Although the draft agreement was negotiated to reduce duties, harmonize standards and strengthen dispute resolution mechanisms, critics now argue that the broader trade environment has changed faster than the treaty architecture can accommodate, raising concerns that ratification under current conditions may bind the EU to commitments difficult to defend or adapt.
Supporters of the agreement warn that delaying ratification could itself damage European competitiveness, stressing that the deal is designed to streamline regulatory cooperation, facilitate digital trade flows and expand market access for European exporters across sectors ranging from advanced manufacturing to agri-food production.
Business groups caution that uncertainty alone can depress investment and weaken supply chains, arguing that companies need clear signals that the trans-Atlantic corridor remains open and rules-based if they are to commit capital in a fragile global environment marked by strategic competition and industrial policy disputes.
Skeptics counter that competitiveness depends as much on legislative stability as on market access, warning that if tariff regimes continue to shift unpredictably even a ratified agreement may not shield firms from sudden cost escalations or retaliatory measures that could erode profit margins and disrupt long-term planning.
At the heart of the debate lies a question of legal certainty, as several lawmakers emphasize that international agreements must rest on a predictable enforcement framework, without which the European Parliament risks endorsing a structure whose practical value could erode over time.
Some members have proposed inserting additional safeguard clauses or requesting interpretative clarifications before proceeding, while others favor a temporary suspension of ratification proceedings pending clearer assurances from trans-Atlantic counterparts regarding tariff discipline and dispute settlement commitments.
Institutional credibility also looms large in the debate, as parliamentarians remain mindful that once ratified trade agreements are difficult to amend, and a pause would signal that the EU is determined to safeguard its regulatory autonomy and economic resilience in an increasingly fragmented global marketplace.
The agreement was initially heralded as a symbol of renewed cooperation between Brussels and Washington following supply chain disruptions and heightened geopolitical tensions, aiming not only to lower barriers but also to establish common standards in emerging sectors such as green technologies and digital governance.
However the broader geopolitical environment has grown more fragmented as tariff adjustments tied to domestic industrial policy debates on both sides of the Atlantic complicate what was intended to be a streamlined path to ratification, forcing policymakers to reassess both timing and strategy.

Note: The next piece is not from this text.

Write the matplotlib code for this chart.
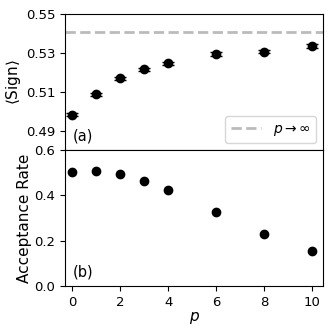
import numpy as np
import matplotlib
matplotlib.use("Agg")
import matplotlib.pyplot as plt

# data
p_vals = [0, 1, 2, 3, 4, 6, 8, 10]
sign_mean = [0.4982, 0.5088, 0.5170, 0.5215, 0.5247, 0.5294, 0.5306, 0.5335]
sign_err = [0.0008, 0.0008, 0.0008, 0.0008, 0.0008, 0.0008, 0.0008, 0.0008]
sign_limit = 0.5409
acc_rate = [0.505, 0.507, 0.495, 0.465, 0.424, 0.327, 0.232, 0.155]

plt.rcParams['font.size'] = 11
plt.rcParams['xtick.labelsize'] = 9.5
plt.rcParams['ytick.labelsize'] = 9.5

fig, (ax1, ax2) = plt.subplots(2, 1, sharex=True, figsize=(3.32, 3.32), dpi=100)
fig.subplots_adjust(left=0.196, right=0.973, top=0.958, bottom=0.138, hspace=0)

ax1.axhline(sign_limit, color='#bbbbbb', ls='--', lw=2, label=r'$p\rightarrow\infty$')
ax1.errorbar(p_vals, sign_mean, yerr=sign_err, fmt='o', color='black', ms=6, capsize=4)
ax1.set_ylim(0.48, 0.55)
ax1.set_yticks([0.49, 0.51, 0.53, 0.55])
ax1.set_ylabel(r'$\langle$Sign$\rangle$', labelpad=2)
ax1.text(0.03, 0.07, '(a)', transform=ax1.transAxes, fontsize=10.5)
ax1.legend(loc='lower right', fontsize=10, handlelength=2.2)
ax1.tick_params(axis='x', bottom=False)

ax2.plot(p_vals, acc_rate, 'o', color='black', ms=6)
ax2.set_ylim(0, 0.6)
ax2.set_yticks([0.0, 0.2, 0.4, 0.6])
ax2.set_xlim(-0.3, 10.45)
ax2.set_xticks([0, 2, 4, 6, 8, 10])
ax2.set_ylabel('Acceptance Rate', labelpad=2)
ax2.set_xlabel(r'$p$', labelpad=1)
ax2.text(0.03, 0.07, '(b)', transform=ax2.transAxes, fontsize=10.5)

fig.savefig('out.png', dpi=100)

Despite tensions diplomatic channels remain active and European Commission officials insist that dialogue with United States counterparts continues at multiple levels, cautioning against conflating short-term policy disputes with the long-term strategic value of the partnership.
The ratification debate is unfolding against a backdrop of heightened scrutiny over the EU economic model, with concerns about industrial competitiveness, energy costs and regulatory burden sharpening political divisions within Parliament and adding urgency to calls for clearer legal footing.

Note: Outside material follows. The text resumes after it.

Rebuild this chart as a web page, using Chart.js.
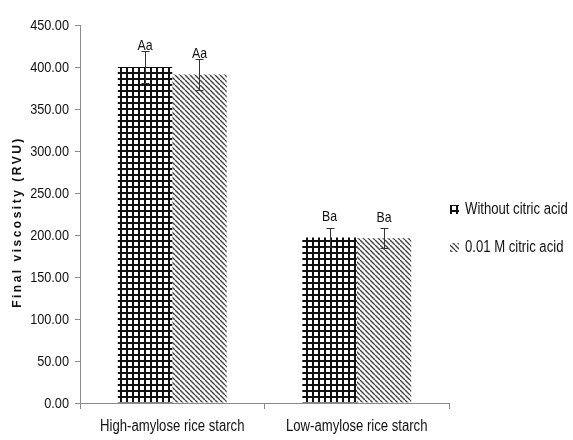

For some lawmakers pausing ratification is a defensive move aimed at preserving leverage and ensuring stability before committing to binding obligations, while others warn that hesitation risks sending a negative signal to global partners at a time when Europe seeks to reinforce its position in international supply chains.
Observers note that even the hint of suspension carries weight, as markets and diplomatic partners closely watch whether Parliament will formalize its reservations or seek compromise language that allows the process to continue without sacrificing institutional authority.
Procedurally Parliament retains the authority to delay its consent vote, and such a step would not terminate the agreement but would effectively freeze its entry into force until political conditions improve or additional assurances are secured from negotiating partners.
As debate intensifies the message from Brussels is one of caution rather than rejection, underscoring a broader conviction that openness to trade must be matched by predictability and legal coherence if Europe is to navigate a volatile global economy without undermining its own competitiveness.
In the end the coming period may determine whether the trans-Atlantic pact proceeds as planned or enters a holding pattern, with lawmakers signaling that strength in partnership depends not only on ambition but on durable rules capable of withstanding shifting political and economic winds.